NEW YORK (Reuters) - U.S. bank regulators disclosed on Wednesday how eight of the nation’s largest banks would wind themselves down in the face of collapse and gave American International Group Inc (AIG) (N:AIG) and Prudential Financial Inc (N:PRU) an extra year to submit their doomsday plans.
The Federal Reserve and Federal Deposit Insurance Corporation (FDIC) posted the public portions of “living wills” submitted by banks including Bank of America Corp (N:BAC), JPMorgan Chase & Co (N:JPM) and Goldman Sachs Group Inc (N:GS).
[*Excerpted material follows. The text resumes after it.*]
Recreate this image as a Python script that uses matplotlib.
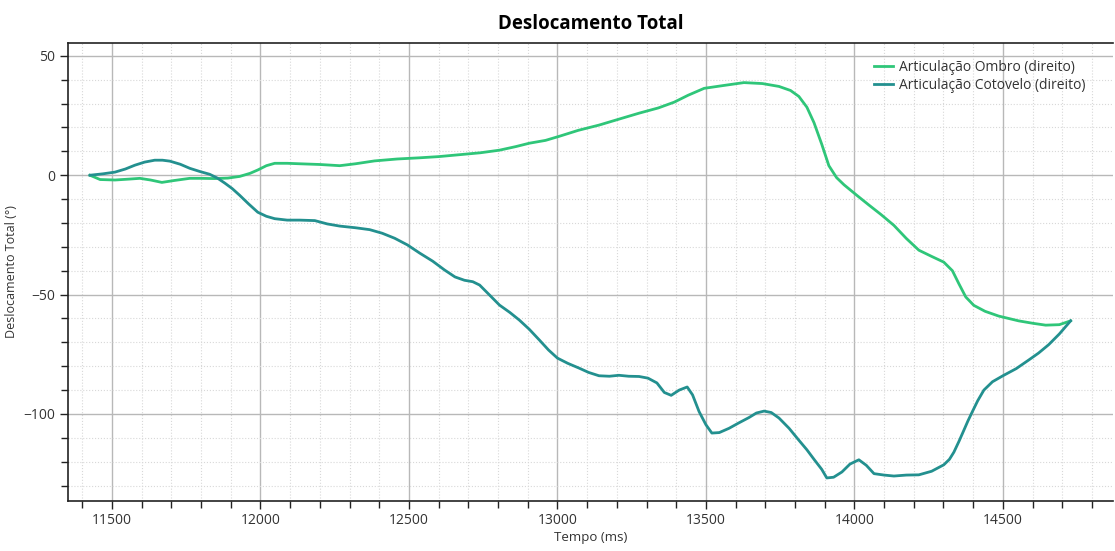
"""Deslocamento total das articulações (ombro e cotovelo direito) ao longo do tempo."""

import matplotlib

matplotlib.use("Agg")
import matplotlib.pyplot as plt
from matplotlib.ticker import MultipleLocator

plt.rcParams["font.family"] = ["Open Sans", "DejaVu Sans"]

ombro_t = [11426, 11460, 11510, 11560, 11594, 11630, 11668, 11710, 11762, 11800,
           11846, 11890, 11930, 11965, 11991, 12020, 12048, 12090, 12132, 12200,
           12267, 12320, 12384, 12460, 12536, 12600, 12670, 12740, 12805, 12860,
           12905, 12960, 13006, 13070, 13140, 13210, 13275, 13340, 13393, 13440,
           13494, 13560, 13628, 13690, 13746, 13785, 13813, 13840, 13864, 13890,
           13914, 13940, 13965, 14010, 14049, 14090, 14133, 14175, 14217, 14260,
           14301, 14330, 14352, 14375, 14402, 14440, 14486, 14553, 14600, 14644,
           14690, 14728]
ombro_v = [0.0, -1.8, -2.0, -1.6, -1.3, -2.0, -3.0, -2.2, -1.3, -1.3,
           -1.4, -1.2, -0.5, 0.8, 2.2, 4.0, 5.0, 5.0, 4.8, 4.5,
           4.0, 4.8, 6.0, 6.8, 7.3, 7.8, 8.6, 9.4, 10.5, 12.0,
           13.4, 14.6, 16.3, 18.8, 21.0, 23.6, 26.0, 28.2, 30.6, 33.5,
           36.4, 37.6, 38.8, 38.4, 37.2, 35.5, 33.0, 28.5, 22.0, 13.0,
           4.0, -1.0, -4.0, -8.6, -12.5, -16.5, -21.0, -26.5, -31.4, -34.0,
           -36.4, -40.0, -45.5, -51.0, -54.5, -57.0, -59.0, -61.0, -62.0, -62.8,
           -62.6, -61.0]

cotovelo_t = [11426, 11470, 11510, 11545, 11577, 11610, 11644, 11670, 11695, 11730,
              11762, 11795, 11829, 11855, 11880, 11905, 11930, 11960, 11991, 12020,
              12048, 12090, 12132, 12183, 12225, 12267, 12320, 12368, 12410, 12452,
              12495, 12536, 12580, 12620, 12655, 12687, 12715, 12738, 12770, 12805,
              12840, 12872, 12905, 12939, 12970, 13000, 13035, 13073, 13105, 13140,
              13175, 13207, 13240, 13275, 13305, 13335, 13360, 13383, 13410, 13437,
              13455, 13477, 13500, 13520, 13545, 13578, 13610, 13645, 13670, 13696,
              13720, 13746, 13780, 13813, 13840, 13864, 13890, 13907, 13930, 13958,
              13985, 14015, 14040, 14066, 14100, 14133, 14175, 14217, 14260, 14301,
              14320, 14335, 14352, 14369, 14382, 14395, 14415, 14436, 14465, 14500,
              14545, 14587, 14620, 14654, 14690, 14728]
cotovelo_v = [0.0, 0.6, 1.3, 2.6, 4.2, 5.5, 6.3, 6.3, 5.9, 4.6,
              2.9, 1.6, 0.4, -1.2, -3.3, -5.6, -8.4, -12.0, -15.5, -17.2,
              -18.2, -18.8, -18.8, -19.0, -20.4, -21.3, -22.0, -22.8, -24.3, -26.4,
              -29.2, -32.6, -36.0, -39.7, -42.6, -44.0, -44.6, -46.0, -50.0, -54.4,
              -57.5, -60.7, -64.5, -69.0, -73.2, -76.6, -78.8, -80.8, -82.6, -84.0,
              -84.2, -83.8, -84.2, -84.3, -85.0, -87.0, -91.0, -92.2, -90.0, -88.7,
              -92.0, -99.0, -104.5, -108.0, -107.8, -106.0, -103.8, -101.5, -99.6, -98.8,
              -99.4, -101.7, -106.0, -111.0, -115.0, -119.0, -123.2, -126.8, -126.5, -124.3,
              -121.0, -119.2, -121.5, -125.0, -125.6, -126.0, -125.6, -125.5, -124.0, -121.3,
              -119.0, -116.0, -111.5, -106.7, -103.0, -99.6, -94.5, -90.0, -86.5, -84.0,
              -81.0, -77.4, -74.5, -71.0, -66.5, -61.0]

COR_OMBRO = "#2fc679"
COR_COTOVELO = "#23908f"

fig = plt.figure(figsize=(11.15, 5.51), dpi=100)
ax = fig.add_axes([0.061, 0.091, 0.937, 0.831])

ax.plot(ombro_t, ombro_v, color=COR_OMBRO, linewidth=2.0, solid_joinstyle="round",
        label="Articulação Ombro (direito)")
ax.plot(cotovelo_t, cotovelo_v, color=COR_COTOVELO, linewidth=2.0, solid_joinstyle="round",
        label="Articulação Cotovelo (direito)")

ax.set_xlim(11352, 14870)
ax.set_ylim(-136.4, 55.4)
ax.xaxis.set_major_locator(MultipleLocator(500))
ax.xaxis.set_minor_locator(MultipleLocator(100))
ax.yaxis.set_major_locator(MultipleLocator(50))
ax.yaxis.set_minor_locator(MultipleLocator(10))

ax.grid(which="major", color="#b8b8b8", linewidth=1.0, linestyle="-")
ax.grid(which="minor", color="#d8d8d8", linewidth=0.8, linestyle=":")
ax.set_axisbelow(True)

for side in ("left", "bottom", "top"):
    ax.spines[side].set_color("#222222")
    ax.spines[side].set_linewidth(1.2)
ax.spines["right"].set_visible(False)

ax.tick_params(which="major", direction="out", length=6, width=1,
               color="#222222", labelsize=10, labelcolor="#333333", pad=3)
ax.tick_params(which="minor", direction="out", length=5, width=1, color="#222222")

ax.set_title("Deslocamento Total", fontsize=13.5, fontweight="bold", pad=10)
ax.set_xlabel("Tempo (ms)", fontsize=9.5, color="#333333", labelpad=2)
ax.set_ylabel("Deslocamento Total (°)", fontsize=9, color="#333333", labelpad=4)

leg = ax.legend(loc="upper right", bbox_to_anchor=(0.983, 0.985), frameon=False,
                fontsize=10, handlelength=1.4, handletextpad=0.4,
                labelspacing=0.25, borderaxespad=0.3)
for txt in leg.get_texts():
    txt.set_color("#333333")

fig.savefig("out.png", dpi=100)
plt.close(fig)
Introduced in the wake of the global financial crisis of 2007-2009, the plans outline how banks would go bankrupt without needing a taxpayer bailout.
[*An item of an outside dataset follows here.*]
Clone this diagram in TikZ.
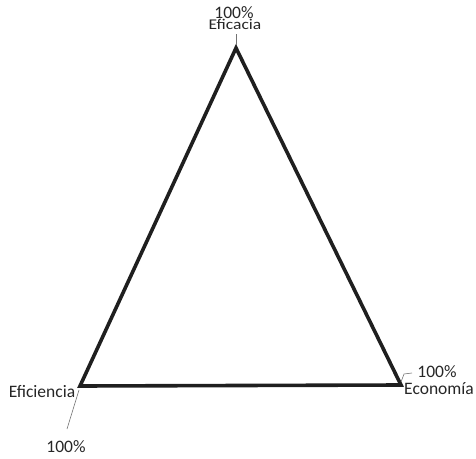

Regulators will scour the documents to make sure they are credible. Under the 2010 Dodd-Frank Act, the federal government has the power to carve up a bank if regulators do not believe its plan is workable and in recent years they have faulted more than a dozen banks for drafting overly optimistic or not credible plans.
The Fed and the FDIC gave insurers AIG and Prudential Financial until the end of next year to submit their living wills from an original deadline of the end of 2017. The extension was given to enable the companies to incorporate any guidance regulators may provide on their plans.
Regulators also posted plans from Bank of New York Mellon Corp (N:BK), Citigroup Inc (N:C), Morgan Stanley (N:MS), State Street Corp (N:STT) and Wells Fargo & Co (N:WFC).
President Donald Trump wants to relax the "living will" process, reducing the frequency of having to submit a plan to once every two years and also give the banks more guidance on what to submit. He also wants to eliminate the role of the FDIC in reviewing the living wills.
The living wills are separate from the Fed's stress tests, where banks demonstrate stability by showing how they would withstand economic shocks in hypothetical scenarios but failing either process is a black eye for bank bosses.
In June, the Fed cleared all 34 banks that underwent stress testing in 2017.